ELSA (and Splunk, to a slightly lesser degree) takes this a step further.  Any database in the org can be queried in the exact same search syntax as normal log searches, and these results can be stored, sent to dashboards, charted, compared, alerted on, and exported just like any other ELSA result.  Let's take an example of an HR database that has names, emails, and departments in it.  Suppose you want to see all of the emails sent from a non-US email server sent to anyone in the accounting department.  An ELSA search using Bro's SMTP logging can find this for you.

First, we setup the HR database for ELSA.  Open the /etc/elsa_web.conf file and add a new datasource to the datasources config section like this (documentation):
"datasources": {                 
  "database": { 
    "hr_database": { 
      "alias": "hr",
      "dsn": "dbi:Oracle:Oracle_HR_database", 
      "username": "scott", 
      "password": "tiger", 
      "query_template": "SELECT %s FROM (SELECT person AS name, dept AS department, email_address AS email) derived WHERE %s %s ORDER BY %s LIMIT %d,%d", 
      "fields": [ 
        { "name": "name" }, 
        { "name": "department" },
        { "name": "email" }
      ] 

Restart Apache, and now you can use the "hr" datasource just like it were native ELSA data.

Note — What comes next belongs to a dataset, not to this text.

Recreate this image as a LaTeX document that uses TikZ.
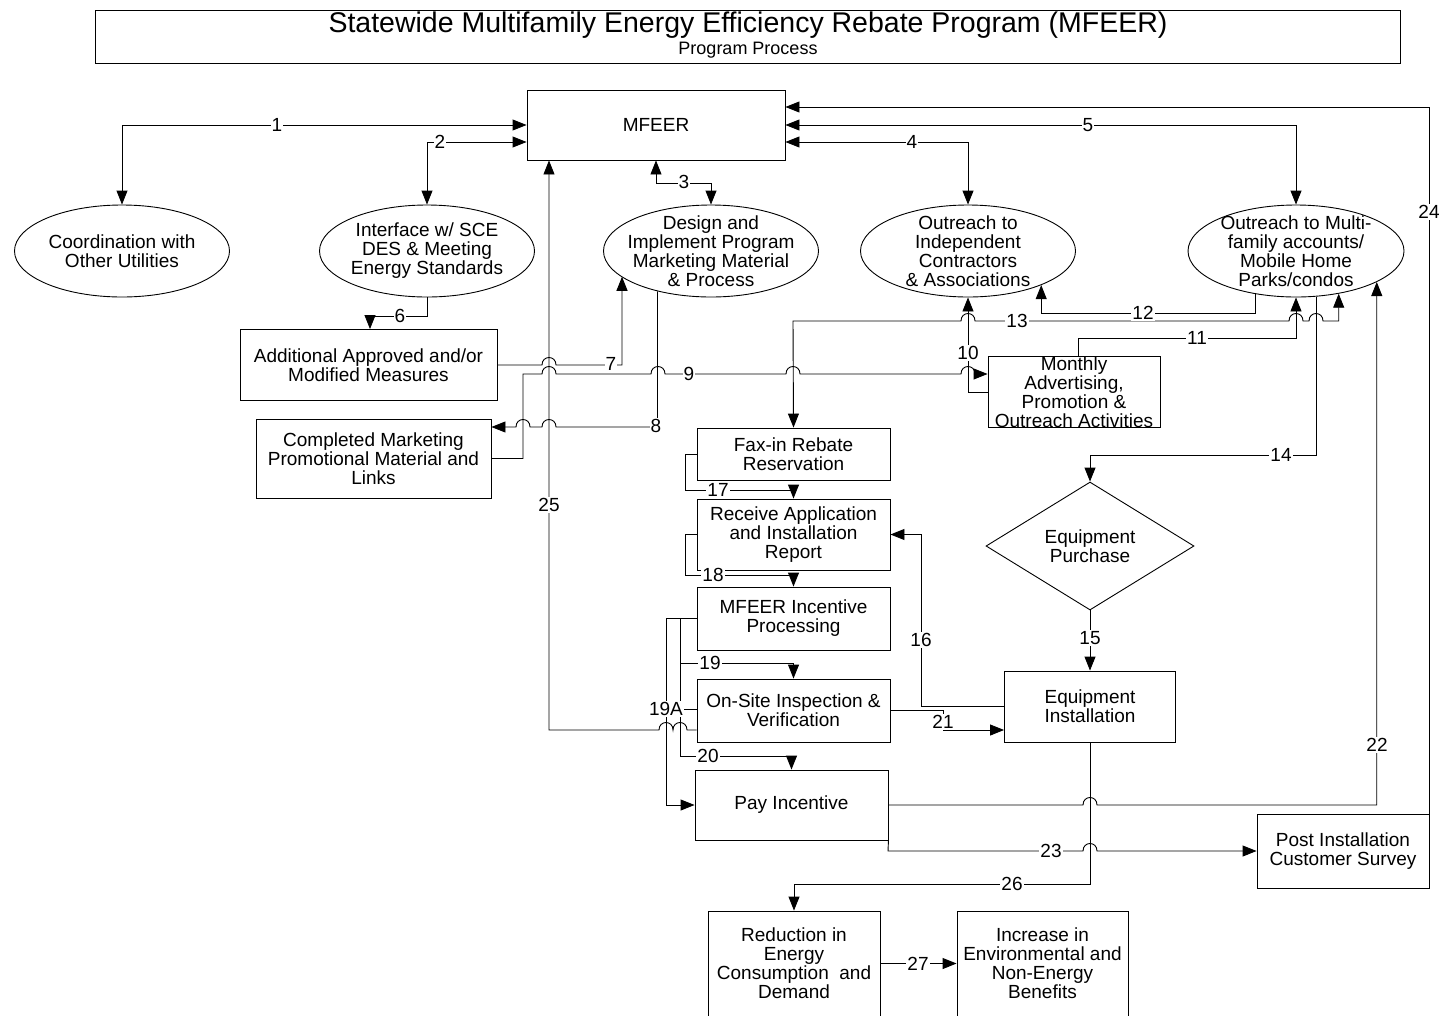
\documentclass[tikz,border=0pt]{standalone}
\usepackage{fontspec}
\setmainfont{Liberation Sans}
\usetikzlibrary{arrows.meta,shapes.geometric}

\newcommand{\bodyfont}{\fontsize{19}{19}\selectfont}
%% small hump where a wire crosses another one
\newcommand{\hopr}[2]{-- (#1-7,#2) .. controls (#1-7,#2-10) and (#1+7,#2-10) .. (#1+7,#2)}
\newcommand{\hopl}[2]{-- (#1+7,#2) .. controls (#1+7,#2-10) and (#1-7,#2-10) .. (#1-7,#2)}

\tikzset{
  box/.style={draw,align=center,inner sep=0pt},
  oval/.style={draw,ellipse,minimum width=215pt,minimum height=92pt,inner sep=0pt},
  num/.style={fill=white,inner sep=1pt},
  arr/.style={-{Triangle[length=14pt,width=11pt]}},
  dbl/.style={{Triangle[length=14pt,width=11pt]}-{Triangle[length=14pt,width=11pt]}},
}

\begin{document}
\begin{tikzpicture}[x=1pt,y=-1pt,line width=0.9pt,font=\bodyfont]
        \useasboundingbox (0,0) rectangle (1439,1015);
        %% Title
        \node[draw,minimum width=1305pt,minimum height=53pt] (title) at (747.5,36.5) {};
        \node[font=\fontsize{28.5}{29}\selectfont] (titletxt) at (748,25) {Statewide Multifamily Energy Efficiency Rebate Program (MFEER)};
        \node[font=\fontsize{18}{19}\selectfont] (subtxt) at (748,50) {Program Process};
        %% Top row
        \node[box,minimum width=258pt,minimum height=70pt] (mfeer) at (656,125) {MFEER};
        \node[oval,label={[align=center]center:Coordination with\\Other Utilities}] (coord) at (122,251) {};
        \node[oval,label={[align=center]center:Interface w/ SCE\\DES \& Meeting\\Energy Standards}] (iface) at (427,251) {};
        \node[oval,label={[align=center]center:Design and\\Implement Program\\Marketing Material\\\& Process}] (design) at (711,251) {};
        \node[oval,label={[align=center]center:Outreach to\\Independent\\Contractors\\\& Associations}] (outind) at (968,251) {};
        \node[oval,minimum width=216pt,label={[align=center]center:Outreach to Multi-\\family accounts/\\Mobile Home\\Parks/condos}] (outmulti) at (1296,251) {};
        %% Boxes
        \node[box,minimum width=257pt,minimum height=71pt] (addl) at (368.5,365) {Additional Approved and/or\\Modified Measures};
        \node[box,minimum width=235pt,minimum height=79pt] (compl) at (373.5,458.5) {Completed Marketing\\Promotional Material and\\Links};
        \node[box,minimum width=172pt,minimum height=70pt] (monthly) at (1074,392) {Monthly\\Advertising,\\Promotion \&\\Outreach Activities};
        \node[box,minimum width=193pt,minimum height=52pt] (fax) at (793.5,454) {Fax-in Rebate\\Reservation};
        \node[box,minimum width=193pt,minimum height=71pt] (recv) at (793.5,534.5) {Receive Application\\and Installation\\Report};
        \node[box,minimum width=193pt,minimum height=63pt] (incent) at (793.5,618.5) {MFEER Incentive\\Processing};
        \node[box,minimum width=193pt,minimum height=63pt] (onsite) at (793.5,710.5) {On-Site Inspection \&\\Verification};
        \node[box,minimum width=193pt,minimum height=70pt] (pay) at (791.5,805) {Pay Incentive};
        \node[draw,diamond,aspect=1.6,minimum width=208pt,minimum height=128pt,inner sep=0pt,align=center] (purch) at (1090,546) {Equipment\\Purchase};
        \node[box,minimum width=171pt,minimum height=71pt] (install) at (1090,706.5) {Equipment\\Installation};
        \node[box,minimum width=172pt,minimum height=74pt] (survey) at (1343,851) {Post Installation\\Customer Survey};
        \node[box,minimum width=172pt,minimum height=105pt] (reduce) at (794,963.5) {Reduction in\\Energy\\Consumption~ and\\Demand};
        \node[box,minimum width=171pt,minimum height=105pt] (increase) at (1042.5,963.5) {Increase in\\Environmental and\\Non-Energy\\Benefits};
        %% Links to MFEER
        \draw[dbl] (coord.north) |- (mfeer.west |- 0,125);
        \draw[dbl] (iface.north) |- (mfeer.west |- 0,142);
        \draw[dbl] (mfeer.south) -- (656,183) -| (design.north);
        \draw[dbl] (mfeer.east |- 0,142) -| (outind.north);
        \draw[dbl] (mfeer.east |- 0,125) -| (outmulti.north);
        \draw[arr] (survey.north east) |- (mfeer.east |- 0,107);
        %% Marketing wires
        \draw[arr] (iface.south) -- (427,316) -| (addl.north -| 370,0);
        \draw[arr] (addl.east) \hopr{549}{365} -- (622,365) -- (design.196 -| 622,0);
        \draw[arr] (design.217) -- (design.217 |- 0,427) \hopl{549}{427} \hopl{523}{427} -- (compl.east |- 0,427);
        \draw[arr] (compl.east) -- (523,458.5) -- (523,374) \hopr{549}{374} \hopr{658}{374} \hopr{793}{374} \hopr{968}{374} -- (monthly.west |- 0,374);
        \draw[arr] (monthly.west) -- (968,392) -- (outind.south);
        \draw[arr] (monthly.north -| 1078,0) -- (1078,338) -| (outmulti.south);
        \draw[arr] (outmulti.227) -- (outmulti.227 |- 0,313) -| (outind.335);
        \draw[dbl] (fax.north) -- (793,321) \hopr{968}{321} \hopr{1296}{321} \hopr{1316}{321} -| (outmulti.315);
        \draw[arr] (outmulti.294) -- (outmulti.294 |- 0,455) -| (purch.north);
        \draw[arr] (purch.south) -- (install.north);
        %% Rebate chain
        \draw[arr] (install.west) -- (921,706.5) |- (recv.east);
        \draw[arr] (fax.west) -- (685,454) -- (685,490) -| (recv.north);
        \draw[arr] (recv.west) -- (685,534.5) -- (685,575) -| (incent.north);
        \draw[arr] (incent.west) -- (680,618.5) -- (680,663) -| (onsite.north);
        \draw[arr] (incent.west) -- (680,618.5) -- (680,756) -| (pay.north);
        \draw[arr] (incent.west) -- (666,618.5) -- (666,805) -- (pay.west);
        \draw[arr] (onsite.east) -- (943,710.5) -- (943,730) -- (install.west |- 0,730);
        \draw[arr] (pay.east) \hopr{1090}{805} -| (outmulti.339);
        \draw[arr] (pay.south east) -- (888,851) \hopr{1090}{851} -- (survey.west);
        \draw[arr] (onsite.west |- 0,730) \hopl{680}{730} \hopl{666}{730} -- (549,730) -- (mfeer.south -| 549,0);
        \draw[arr] (install.south) -- (1090,884) -| (reduce.north);
        \draw[arr] (reduce.east) -- (increase.west);
        %% Numbers
        \node[num] (n1) at (277,125) {1};
        \node[num] (n2) at (440,142) {2};
        \node[num] (n3) at (684,182) {3};
        \node[num] (n4) at (912,142) {4};
        \node[num] (n5) at (1088,125) {5};
        \node[num] (n6) at (400,316) {6};
        \node[num] (n7) at (611,364) {7};
        \node[num] (n8) at (656,426) {8};
        \node[num] (n9) at (689,374) {9};
        \node[num] (n10) at (968,353) {10};
        \node[num] (n11) at (1197,338) {11};
        \node[num] (n12) at (1143,313) {12};
        \node[num] (n13) at (1017,321) {13};
        \node[num] (n14) at (1281,455) {14};
        \node[num] (n15) at (1090,638) {15};
        \node[num] (n16) at (921,640) {16};
        \node[num] (n17) at (718,490) {17};
        \node[num] (n18) at (713,575) {18};
        \node[num] (n19) at (710,663) {19};
        \node[num] (n19A) at (666,709) {19A};
        \node[num] (n20) at (708,756) {20};
        \node[num] (n21) at (943,722) {21};
        \node[num] (n22) at (1377,745) {22};
        \node[num] (n23) at (1051,851) {23};
        \node[num] (n24) at (1429,212) {24};
        \node[num] (n25) at (549,505) {25};
        \node[num] (n26) at (1012,884) {26};
        \node[num] (n27) at (918,964) {27};
        \draw (n19A.east) -- (onsite.west |- n19A.east);
    \end{tikzpicture}
\end{document}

The first part of the query is to find everyone in accounting:

datasource:hr department:accounting groupby:email_address

This will return a result that looks like this:

suzy@example.com
joe@example.com
dave@example.com

We will pass this "reduced" (in the map/reduce world) data to a subsearch of Bro SMTP logs which reduce the data to distinct source IP addresses:

class:bro_smtp groupby:srcip

Then, we apply the whois (or GeoIP) transform to find the origin country of that IP address and filter US addresses:

whois | filter(cc,us)

And finally, we only want to take a look at the subject of the email to get an idea of what it says:

sum(subject)

 The full query looks like:

datasource:hr department:accounting groupby:email_address | subsearch(class:bro_smtp groupby:srcip,srcip) | whois | filter(cc,us) | sum(subject)

This will yield the distinct subjects of every email sent to the accounting department from a non-US IP.  You can add this to a dashboard in two clicks, or have an alert setup.  Or, maybe you want to use the StreamDB connector to auto-extract the email and save off any attachments, perhaps to stream into a PDF sandbox.

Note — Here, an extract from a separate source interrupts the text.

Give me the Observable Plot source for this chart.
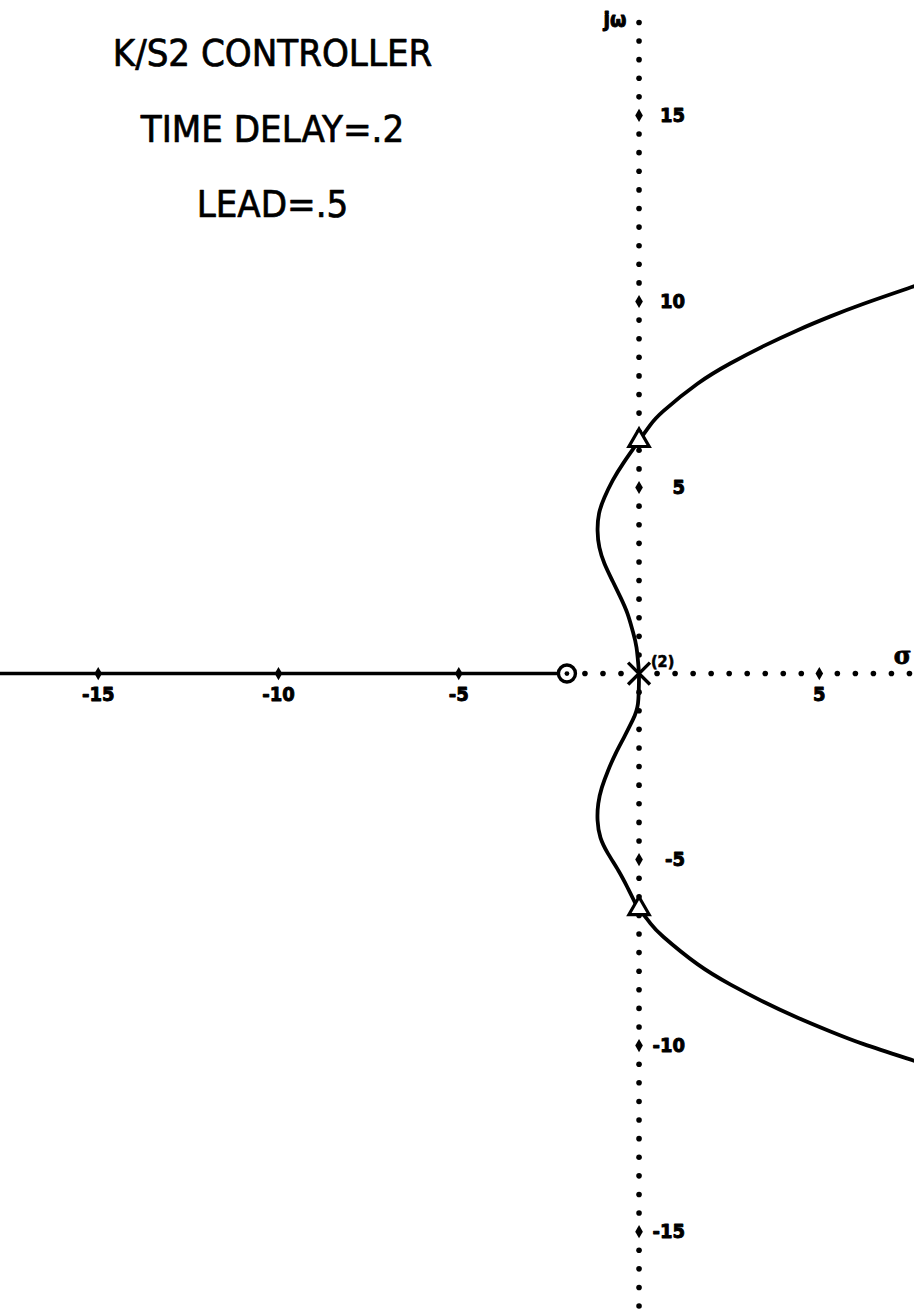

There are unlimited possibilities for combining datasets.  You can cross-reference any log type available in ELSA, as with the HR data.  If you're using a desktop management suite in your enterprise, such as SCCM, you could find all IDS alerts by department:

+classification class:snort groupby:srcip | subsearch(datasource:sccm groupby:user,ip) | subsearch(datasource:hr groupby:department,name)

The fun doesn't have to stop here.  The database datasource is a plugin, and writing plugins is fairly easy.  Other possibilities for plugins could be LDAP lookups, generic file system lookups, Twitter (as in the example I put out on the mailing list today), or even a Splunk adapter for directly querying a Splunk instance over its web API.

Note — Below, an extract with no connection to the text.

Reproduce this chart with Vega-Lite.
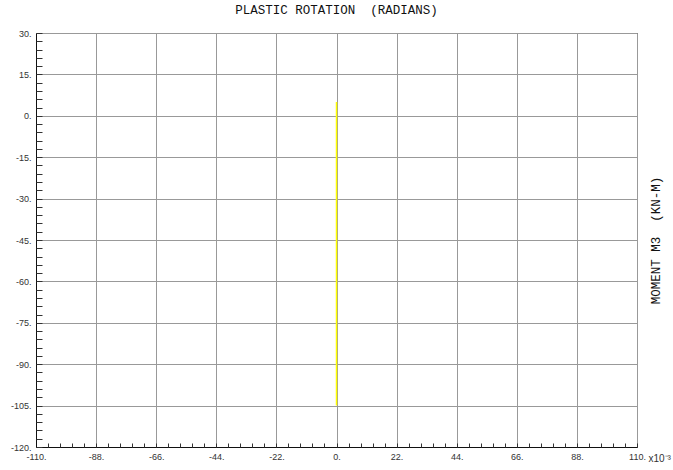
{
  "$schema": "https://vega.github.io/schema/vega-lite/v6.json",
  "width": 601,
  "height": 414,
  "autosize": {"type": "none"},
  "padding": {"left": 36, "top": 33, "right": 36, "bottom": 23},
  "background": "white",
  "config": {
    "view": {"stroke": "#222", "strokeWidth": 1},
    "axis": {"labelFont": "Liberation Sans", "labelFontSize": 9, "labelColor": "#333", "titleFont": "Liberation Mono", "titleFontWeight": "normal", "titleColor": "#111"}
  },
  "title": {"text": "PLASTIC ROTATION\u00a0\u00a0(RADIANS)", "font": "Liberation Mono", "fontSize": 12.5, "fontWeight": "normal", "color": "#111", "anchor": "middle", "offset": 13},
  "data": {"values": [{"rotation": 0, "moment": 5, "moment2": -105}]},
  "resolve": {"axis": {"x": "independent", "y": "independent"}},
  "layer": [
    {
      "mark": {"type": "rule", "color": "#FFFF00", "strokeWidth": 1.5},
      "encoding": {
        "x": {"field": "rotation", "type": "quantitative", "scale": {"domain": [-110, 110], "nice": false, "zero": false},
          "axis": {"orient": "bottom", "values": [-110, -88, -66, -44, -22, 0, 22, 44, 66, 88, 110], "labelExpr": "datum.value + '.'", "grid": true, "gridColor": "#999", "gridWidth": 1, "ticks": false, "domain": true, "domainColor": "#111", "labelPadding": 5, "labelFlush": false,
            "title": "x10⁻³", "titleFont": "Liberation Sans", "titleFontSize": 10, "titleColor": "#333", "titleX": 612, "titleY": 11, "titleAlign": "left", "titleBaseline": "middle", "titleAnchor": null}},
        "y": {"field": "moment", "type": "quantitative", "scale": {"domain": [-120, 30], "nice": false, "zero": false},
          "axis": {"orient": "left", "values": [30, 15, 0, -15, -30, -45, -60, -75, -90, -105, -120], "labelExpr": "datum.value + '.'", "grid": true, "gridColor": "#999", "gridWidth": 1, "ticks": false, "domain": true, "domainColor": "#111", "labelPadding": 5, "labelFlush": false, "title": null}},
        "y2": {"field": "moment2"}
      }
    },
    {
      "mark": {"type": "rule", "opacity": 0},
      "encoding": {
        "x": {"field": "rotation", "type": "quantitative",
          "axis": {"orient": "bottom", "values": [-110, -105.6, -101.2, -96.8, -92.4, -88, -83.6, -79.2, -74.8, -70.4, -66, -61.6, -57.2, -52.8, -48.4, -44, -39.6, -35.2, -30.8, -26.4, -22, -17.6, -13.2, -8.8, -4.4, 0, 4.4, 8.8, 13.2, 17.6, 22, 26.4, 30.8, 35.2, 39.6, 44, 48.4, 52.8, 57.2, 61.6, 66, 70.4, 74.8, 79.2, 83.6, 88, 92.4, 96.8, 101.2, 105.6, 110], "labels": false, "grid": false, "domain": false, "ticks": true, "tickSize": -4, "tickColor": "#333", "title": null}},
        "y": {"field": "moment", "type": "quantitative",
          "axis": {"orient": "left", "values": [30, 27, 24, 21, 18, 15, 12, 9, 6, 3, 0, -3, -6, -9, -12, -15, -18, -21, -24, -27, -30, -33, -36, -39, -42, -45, -48, -51, -54, -57, -60, -63, -66, -69, -72, -75, -78, -81, -84, -87, -90, -93, -96, -99, -102, -105, -108, -111, -114, -117, -120], "labels": false, "grid": false, "domain": false, "ticks": true, "tickSize": -6, "tickColor": "#333", "title": null}}
      }
    },
    {
      "mark": {"type": "rule", "opacity": 0},
      "encoding": {
        "y": {"field": "moment", "type": "quantitative",
          "axis": {"orient": "right", "labels": false, "grid": false, "domain": false, "ticks": false,
            "title": "MOMENT M3\u00a0\u00a0(KN-M)", "titleFontSize": 12.5, "titleAngle": -90, "titleX": 18, "titleY": 207, "titleAlign": "center", "titleBaseline": "middle"}}
      }
    }
  ]
}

To get data that graphs properly on time charts, you can specify which column is the "timestamp" for the row, like this:

{ "name": "created", "type": "timestamp", "alias": "timestamp" }

And to have a numeric value provide the value used in summation, you can alias it as "count:"

{ "name": "errors", "type": "int", "alias": "count" }

ELSA makes use of this for its new stats pages by hard-coding the internal ELSA databases as "system" datasources available to admins.  This allows the standard database entries to produce the same rich dashboards that standard ELSA data fuels.


The ability to mix ELSA data with non-ELSA data on the same chart can make for some very informative dashboards.  Possibilities include mixing IDS data with incident response ticket data, Windows errors with helpdesk tickets, etc.

Don't forget that sharing dashboards is easy by exporting and importing them, so if you have one you find useful, please share it!